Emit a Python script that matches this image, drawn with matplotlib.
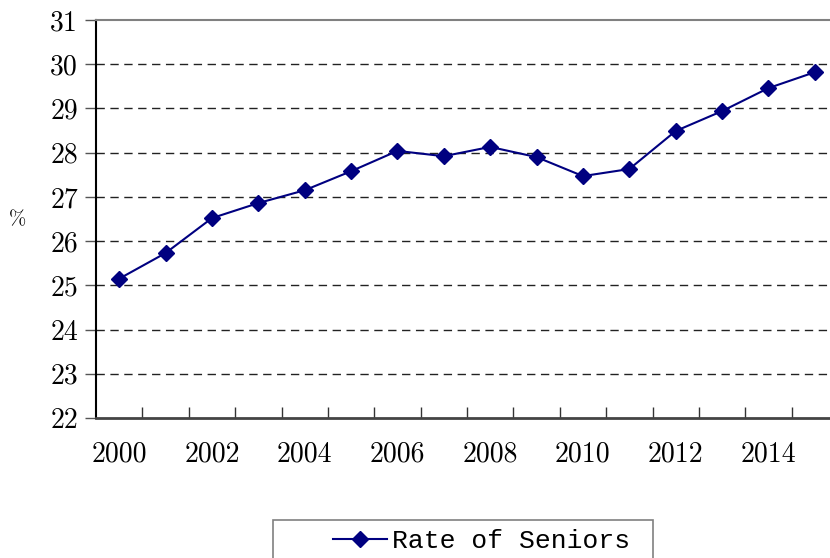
import matplotlib
matplotlib.use("Agg")
import matplotlib.pyplot as plt
import matplotlib.patches as mpatches
from matplotlib.ticker import FixedLocator

# ── Data ─────────────────────────────────────────────────────
years = list(range(2000, 2016))
rate = [25.15, 25.73, 26.52, 26.86, 27.15, 27.58, 28.04, 27.92,
        28.13, 27.90, 27.47, 27.63, 28.49, 28.94, 29.46, 29.82]
y_ticks = [22, 23, 24, 25, 26, 27, 28, 29, 30, 31]
x_labels = [2000, 2002, 2004, 2006, 2008, 2010, 2012, 2014]

# ── Palette / layout ─────────────────────────────────────────
NAVY = "#000080"
DPI = 100
W, H = 830, 558
SERIF = ["cmr10", "DejaVu Serif"]
MONO = ["Liberation Mono", "DejaVu Sans Mono"]

fig = plt.figure(figsize=(W / DPI, H / DPI), dpi=DPI)
fig.patch.set_facecolor("white")

# axes run a bit past the right edge, as in the original
ax = fig.add_axes([96 / W, (H - 418) / H, 742 / W, 398 / H])

ax.plot(years, rate, color=NAVY, lw=1.5, marker="D", markersize=8.5,
        markerfacecolor=NAVY, markeredgecolor=NAVY, label="Rate of Seniors",
        zorder=3, clip_on=False)

ax.set_xlim(1999.5, 2015.5)
ax.set_ylim(22, 31)

# y axis
ax.set_yticks(y_ticks)
ax.set_yticklabels([str(v) for v in y_ticks], family=SERIF, fontsize=20)
ax.tick_params(axis="y", direction="out", length=8, width=1,
               color="#555555", pad=5)
for v in y_ticks[1:-1]:
    ax.axhline(v, color="#222222", lw=1, ls=(0, (6, 4)), zorder=1)

# x axis: labels on even years, ticks between categories
ax.xaxis.set_major_locator(FixedLocator(x_labels))
ax.set_xticklabels([str(v) for v in x_labels], family=SERIF, fontsize=20)
ax.xaxis.set_minor_locator(FixedLocator([y + 0.5 for y in years]))
ax.tick_params(axis="x", which="major", length=0, pad=17)
ax.tick_params(axis="x", which="minor", direction="in", length=8,
               width=1, color="#333333")

ax.spines["left"].set_color("black")
ax.spines["left"].set_linewidth(1.5)
ax.spines["bottom"].set_color("#444444")
ax.spines["bottom"].set_linewidth(2)
ax.spines["top"].set_color("#808080")
ax.spines["top"].set_linewidth(1.5)
ax.spines["right"].set_visible(False)

fig.text(18 / W, 1 - 220 / H, "%", family=SERIF, fontsize=15,
         ha="center", va="center")

# ── Legend (frame drawn by hand, runs off the bottom) ─────────
frame = mpatches.Rectangle((273 / W, 1 - 575 / H), 380 / W, 55 / H,
                           transform=fig.transFigure, facecolor="white",
                           edgecolor="#808080", lw=1.2)
fig.patches.append(frame)
fig.legend(loc="center left", bbox_to_anchor=(333 / W, 1 - 541 / H),
           frameon=False, numpoints=1, handlelength=2.05,
           handletextpad=0.2, borderpad=0, borderaxespad=0,
           prop={"family": MONO, "size": 19})

fig.savefig("out.png", dpi=DPI, facecolor="white")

================

Reproduce the material above from its first line through the line containing "from matplotlib.ticker import FixedLocator", both ends included, and skip every picture.

Emit a Python script that matches this image, drawn with matplotlib.
import matplotlib
matplotlib.use("Agg")
import matplotlib.pyplot as plt
import matplotlib.patches as mpatches
from matplotlib.ticker import FixedLocator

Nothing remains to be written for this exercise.